Instructions to follow: Copy each line with the word "chart" in it.

Data shown:
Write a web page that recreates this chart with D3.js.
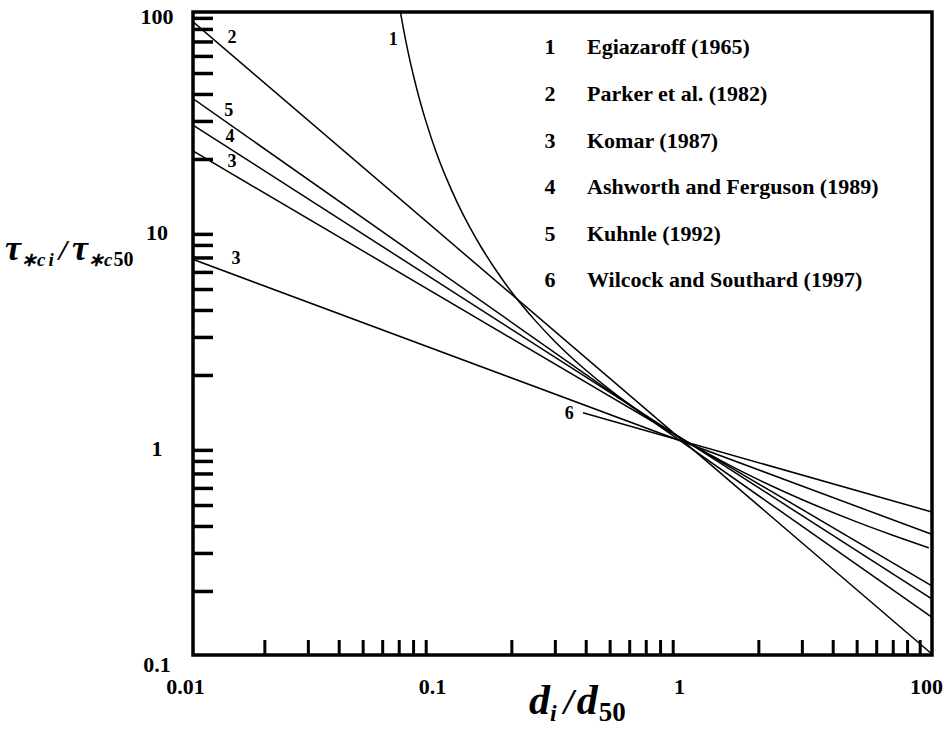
<!DOCTYPE html>
<html><head><meta charset="utf-8">
<script src="https://cdn.jsdelivr.net/npm/d3@7"></script>
<style>
html,body{margin:0;padding:0;background:#fff;}
svg{display:block;font-family:"Liberation Serif","Times New Roman",serif;}
</style></head><body>
<svg id="chart" width="944" height="730"></svg>
<script>
// ---- tick values / labels ----
const xTickValues = [0.01, 0.1, 1, 10];
const xTickLabels = ["0.01", "0.1", "1", "100"];
const yTickValues = [0.1, 1, 10, 100];
const yTickLabels = ["0.1", "1", "10", "100"];
const minorMultipliers = [2, 3, 4, 5, 6, 7, 8, 9];

// ---- legend ----
const legendNumbers = ["1", "2", "3", "4", "5", "6"];
const legendNames = ["Egiazaroff (1965)", "Parker et al. (1982)", "Komar (1987)",
  "Ashworth and Ferguson (1989)", "Kuhnle (1992)", "Wilcock and Southard (1997)"];

// ---- series ----
const egiazaroffX = [0.0712, 0.073, 0.075, 0.078, 0.08, 0.085, 0.09, 0.1, 0.11, 0.12, 0.135, 0.15, 0.175, 0.2, 0.25, 0.3, 0.4, 0.5, 0.7, 1, 1.5, 2, 3, 5, 7, 9.8];
const egiazaroffY = [95, 81.0, 69.1, 56.0, 49.5, 37.7, 30.1, 21.0, 15.96, 12.77, 9.77, 7.91, 6.01, 4.86, 3.57, 2.86, 2.108, 1.711, 1.295, 1.0, 0.773, 0.655, 0.530, 0.418, 0.3625, 0.317];
const parkerX = [0.01, 10];
const parkerY = [88.7, 0.103];
const komarAX = [0.01, 10];
const komarAY = [22.2, 0.2125];
const komarBX = [0.01, 10];
const komarBY = [6.94, 0.367];
const ashworthX = [0.01, 10];
const ashworthY = [29.3, 0.185];
const kuhnleX = [0.01, 10];
const kuhnleY = [38.9, 0.152];
const wilcockX = [0.39, 10];
const wilcockY = [1.338, 0.4656];

// ---- curve number labels (data coordinates) ----
const curveLabelText = ["1", "2", "3", "3", "4", "5", "6"];
const curveLabelX = [0.0665, 0.01479, 0.01479, 0.01536, 0.01452, 0.01434, 0.343];
const curveLabelY = [72.4, 73.6, 19.6, 6.98, 25.6, 33.7, 1.338];

// ================= drawing =================
const svg = d3.select("#chart");
const frame = {left: 193, right: 932, top: 12, bottom: 655};

const x = d3.scaleLog().domain([0.01, 10]).range([190, 931]);
const y = d3.scaleLog().domain([0.1, 100]).range([656, 8]);

svg.append("defs").append("clipPath").attr("id", "plotClip")
  .append("rect").attr("x", frame.left).attr("y", frame.top)
  .attr("width", frame.right - frame.left).attr("height", frame.bottom - frame.top);

function minorTicks(domain) {
  const out = [];
  for (let p = Math.log10(domain[0]); p < Math.log10(domain[1]) - 1e-9; p++) {
    minorMultipliers.forEach(m => out.push(m * Math.pow(10, p)));
  }
  return out;
}

// minor ticks (inward)
const yMinorAxis = d3.axisLeft(y).tickValues(minorTicks(y.domain())).tickSize(-20).tickFormat("");
const gyMinor = svg.append("g").attr("transform", `translate(${frame.left},0)`).call(yMinorAxis);
gyMinor.select(".domain").remove();
gyMinor.selectAll("line").attr("stroke", "#000").attr("stroke-width", 3.5);

const xMinorAxis = d3.axisBottom(x).tickValues(minorTicks(x.domain())).tickSize(-15).tickFormat("");
const gxMinor = svg.append("g").attr("transform", `translate(0,${frame.bottom})`).call(xMinorAxis);
gxMinor.select(".domain").remove();
gxMinor.selectAll("line").attr("stroke", "#000").attr("stroke-width", 3);

// tick labels
const yLabelAxis = d3.axisLeft(y).tickValues(yTickValues).tickSize(0).tickFormat((d, i) => yTickLabels[i]);
const gyLab = svg.append("g").attr("transform", `translate(${frame.left},0)`).call(yLabelAxis);
gyLab.select(".domain").remove();
gyLab.attr("font-family", null).attr("font-size", null);
gyLab.selectAll("text").attr("x", -36).attr("y", 8).attr("dy", "0.35em")
  .attr("text-anchor", "middle").attr("font-size", 22).attr("font-weight", "bold")
  .attr("fill", "#000");

const xLabelAxis = d3.axisBottom(x).tickValues(xTickValues).tickSize(0).tickFormat((d, i) => xTickLabels[i]);
const gxLab = svg.append("g").attr("transform", `translate(0,${frame.bottom})`).call(xLabelAxis);
gxLab.select(".domain").remove();
gxLab.attr("font-family", null).attr("font-size", null);
gxLab.selectAll("text").attr("x", -5).attr("y", 31).attr("dy", "0.35em")
  .attr("text-anchor", "middle").attr("font-size", 22).attr("font-weight", "bold")
  .attr("fill", "#000");

// frame
svg.append("rect").attr("x", frame.left).attr("y", frame.top)
  .attr("width", frame.right - frame.left).attr("height", frame.bottom - frame.top)
  .attr("fill", "none").attr("stroke", "#000").attr("stroke-width", 3.5);

// series
const seriesData = [
  {xs: egiazaroffX, ys: egiazaroffY, curve: d3.curveMonotoneX},
  {xs: parkerX, ys: parkerY, curve: d3.curveLinear},
  {xs: komarAX, ys: komarAY, curve: d3.curveLinear},
  {xs: komarBX, ys: komarBY, curve: d3.curveLinear},
  {xs: ashworthX, ys: ashworthY, curve: d3.curveLinear},
  {xs: kuhnleX, ys: kuhnleY, curve: d3.curveLinear},
  {xs: wilcockX, ys: wilcockY, curve: d3.curveLinear}
];
const gLines = svg.append("g").attr("clip-path", "url(#plotClip)");
seriesData.forEach(s => {
  const pts = s.xs.map((v, i) => [v, s.ys[i]]);
  const line = d3.line().x(d => x(d[0])).y(d => y(d[1])).curve(s.curve);
  gLines.append("path").attr("d", line(pts)).attr("fill", "none")
    .attr("stroke", "#000").attr("stroke-width", 1.5);
});

// curve number labels
svg.append("g").selectAll("text").data(curveLabelText).join("text")
  .attr("x", (d, i) => x(curveLabelX[i])).attr("y", (d, i) => y(curveLabelY[i]))
  .attr("dy", "0.35em").attr("text-anchor", "middle")
  .attr("font-size", 18).attr("font-weight", "bold").text(d => d);

// legend
const gLeg = svg.append("g");
legendNumbers.forEach((n, i) => {
  const yy = 46.7 + i * 46.6;
  gLeg.append("text").attr("x", 550).attr("y", yy).attr("dy", "0.35em")
    .attr("text-anchor", "middle").attr("font-size", 22).attr("font-weight", "bold").text(n);
  gLeg.append("text").attr("x", 587).attr("y", yy).attr("dy", "0.35em")
    .attr("font-size", 22).attr("font-weight", "bold").text(legendNames[i]);
});

// x-axis title: d_i / d_50
const xt = svg.append("text").attr("x", 529).attr("y", 714)
  .attr("font-weight", "bold").attr("font-style", "italic");
xt.append("tspan").attr("font-size", 42).text("d");
xt.append("tspan").attr("font-size", 24).attr("dy", 7).text("i");
xt.append("tspan").attr("font-size", 36).attr("dy", -7).attr("dx", 7).text("/");
xt.append("tspan").attr("font-size", 42).attr("dx", 3).text("d");
xt.append("tspan").attr("font-size", 27).attr("dy", 7).attr("dx", 1).attr("font-style", "normal").text("50");

// y-axis title: tau*ci / tau*c50
const yt = svg.append("text").attr("x", 5).attr("y", 260)
  .attr("font-weight", "bold").attr("font-style", "italic");
yt.append("tspan").attr("font-size", 36).text("τ");
yt.append("tspan").attr("font-size", 19).attr("dy", 6).text("∗");
yt.append("tspan").attr("font-size", 19).text("c");
yt.append("tspan").attr("font-size", 19).attr("dx", 3).text("i");
yt.append("tspan").attr("font-size", 30).attr("dy", -6).attr("dx", 5).text("/");
yt.append("tspan").attr("font-size", 36).attr("dx", 5).text("τ");
yt.append("tspan").attr("font-size", 19).attr("dy", 6).text("∗");
yt.append("tspan").attr("font-size", 19).text("c");
yt.append("tspan").attr("font-size", 20).attr("font-style", "normal").attr("dx", 1).text("50");
</script>
</body></html>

Full output:
Write a web page that recreates this chart with D3.js.
<svg id="chart" width="944" height="730"></svg>
const svg = d3.select("#chart");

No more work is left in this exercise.